The vastness of the violence in the moment and the aftermath is incomprehensible. And yet in the final chapter, when we revisit Ma Lou, we are left with a pervasive hope for renewal, and looking forward. Overall, this was a stunning work of literature, one that gives voice to so many who haven't had that chance (and many who now never will). A few times throughout this novel, characters ruminate on the many people whose names and lives will be remembered by only their few family/friends who survived and, with time, no one. And yet, their bones are part of the land of their country now and forever, and, here, Chauncy's words memorialize them for the world, if not individually, than in honor and spirit. Gutting, staggering, and completely deserving of its shortlist spot (and more). 
 
“We treated everyone alike. They had become all the same, were always the same.” 
 
“What we had learned from the hustle was that once you got to the top of the hill, no one cared how you got there.” 
 
“It’s like this: when everything becomes chaos and disorder, you begin to understand that control is only illusion and repression.” 
 
“Douz: when something terrible happens to you, it feels like a dream at first. Not until the pain and the panic settle does it seem real. […] We all know – however is it we will ourselves to move through this: afterward, the terrible thing never goes away. It dims but remains, lurking, an uninvited guest, a leech. The more you try to forget, the more it hangs on. One side is scissor to the other, back and forth, conjoined, not able to leave.
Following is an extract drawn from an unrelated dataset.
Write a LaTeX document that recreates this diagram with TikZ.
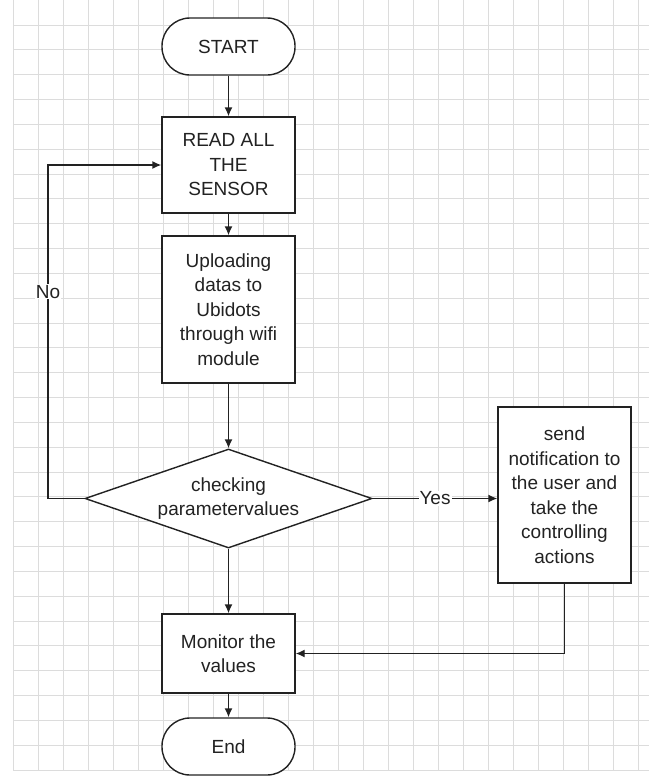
\documentclass[tikz,border=0pt]{standalone}
\usepackage{fontspec}
\setmainfont{Liberation Sans}
\usetikzlibrary{arrows.meta,shapes.geometric}
\definecolor{gridc}{HTML}{DCDCDC}
\definecolor{ink}{HTML}{222222}
\begin{document}
\begin{tikzpicture}[x=1pt,y=-1pt,
  gridline/.style={draw=gridc,line width=0.8pt},
  box/.style={draw=ink,fill=white,line width=1.4pt,align=center,inner sep=0pt,
    font=\fontsize{19}{24.5}\selectfont,text=ink},
  procbox/.style={box,minimum width=133pt},
  termbox/.style={box,minimum width=133pt,minimum height=57pt,rounded corners=28pt},
  decbox/.style={box,diamond,aspect=2.9,minimum width=287pt,minimum height=99pt},
  arr/.style={draw=ink,line width=1.4pt,-{Latex[length=9pt,width=8pt]}},
  lbl/.style={fill=white,inner sep=1pt,font=\fontsize{19}{24.5}\selectfont,text=ink}]
\useasboundingbox (0,0) rectangle (649,782);
\fill[white] (0,0) rectangle (649,782);
% grid
\foreach \i in {0,...,25} \draw[gridline] (13+25*\i,0) -- (13+25*\i,770);
\foreach \j in {0,...,30} \draw[gridline] (13,25+24.83*\j) -- (649,25+24.83*\j);
% nodes
\node[termbox] (start) at (228.5,46.5) {START};
\node[procbox,minimum height=96pt] (read) at (228.5,165) {READ ALL\\THE\\SENSOR};
\node[procbox,minimum height=147pt] (upload) at (228.5,309.5) {Uploading\\datas to\\Ubidots\\through wifi\\module};
\node[decbox] (dec) at (228.5,498.5) {checking\\parametervalues};
\node[procbox,minimum height=176pt] (send) at (564.5,495) {send\\notification to\\the user and\\take the\\controlling\\actions};
\node[procbox,minimum height=79pt] (mon) at (228.5,653.5) {Monitor the\\values};
\node[termbox] (end) at (228.5,746.5) {End};
\coordinate (nocorner) at (48,498.5);
% connectors
\draw[arr] (start) -- (read);
\draw[arr] (read) -- (upload);
\draw[arr] (upload) -- (dec);
\draw[arr] (dec) -- (mon);
\draw[arr] (mon) -- (end);
\draw[arr] (dec.east) -- node[lbl] {Yes} (dec.east -| send.west);
\draw[arr] (send.south) |- (mon.east);
\draw[arr] (dec.west) -- (nocorner) |- node[lbl,pos=0.31] {No} (read.west);
\end{tikzpicture}
\end{document}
The feeling uniting dream and pain lasts eternally, but you yearn for the return to a blank space, the in-between suspension between the two before they came to be jointed. You yearn for the sweet, open-eyed innocence, the comforting warmth of the blankness, to never become aware of the jointing itself, of then having to live in the after, always, remembering the before.” 
 
“…sometimes, I do think that the dead are luckier than we are.” 
 
“No one will know the difference between the good and the bad. The bones won’t give up the secrets of who they once were.” 
 
“…I was struck by a simple realization, that there was a beauty and majesty to ruins: they lent testimony to the past.” 
 
“Ruins had meaning: they revealed time like nothing else could, outlived bodies, love stories, everything. They should stand.” 
 
“All that was man-made fell, including time, buckled into the sky with nightfall.”